I cared deeply about my teams and the brands we represented. I also knew, instinctively, that the most impactful work came from trust, time, and creative space—not relentless output. But challenging that rhythm wasn’t easy. It risked reinforcing a perception that “social teams only care about fun content, not sales.”

The truth? Social teams care deeply about driving revenue—they just know the way to do it is through connection, not saturation. Compelling content that builds loyalty and brand affinity always wins out over endless sales messaging.

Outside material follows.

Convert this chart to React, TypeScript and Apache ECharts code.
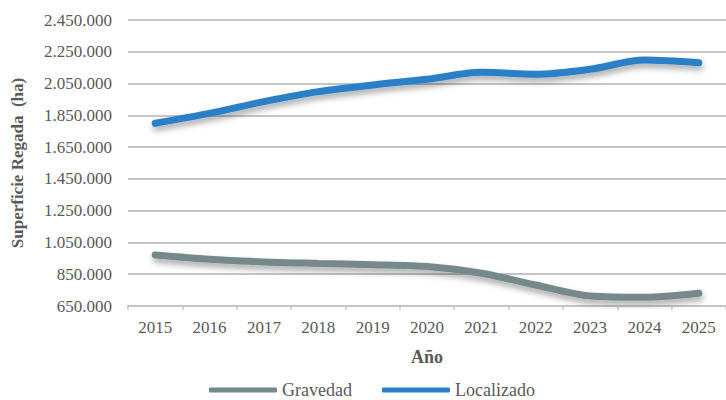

Because when the burnout sets in, the purpose fades. And the content? It starts to feel like wallpaper.

What Fans Actually Want

If you’re going to post more, make it this kind of content:

🏀 Behind-the-scenes moments
👟 Player- and team-driven stories
🎙️ Honest, unique perspectives

Fans can’t get enough of that.

But more sales posts? That’s how you lose them.

The Leadership Problem

The issue isn’t the social teams. They’re talented, creative, and know exactly how to connect with fans.

The problem is when leadership can’t trust them to do their jobs.

Executives demand more instead of clearing the way for the right kind of content. That cycle leads to burnout, distrust, and diminishing returns.

What it doesn’t lead to is revenue.

The Real Win

The best sports (and business) leaders I’ve worked with understand this:

✅ Trust your social teams.
✅ Back them when experiments flop — that’s how you learn.
✅ Give them space to create authentic, fan-first content.

That’s what builds brands.

That’s what deepens loyalty.

And that’s what actually drives revenue over time.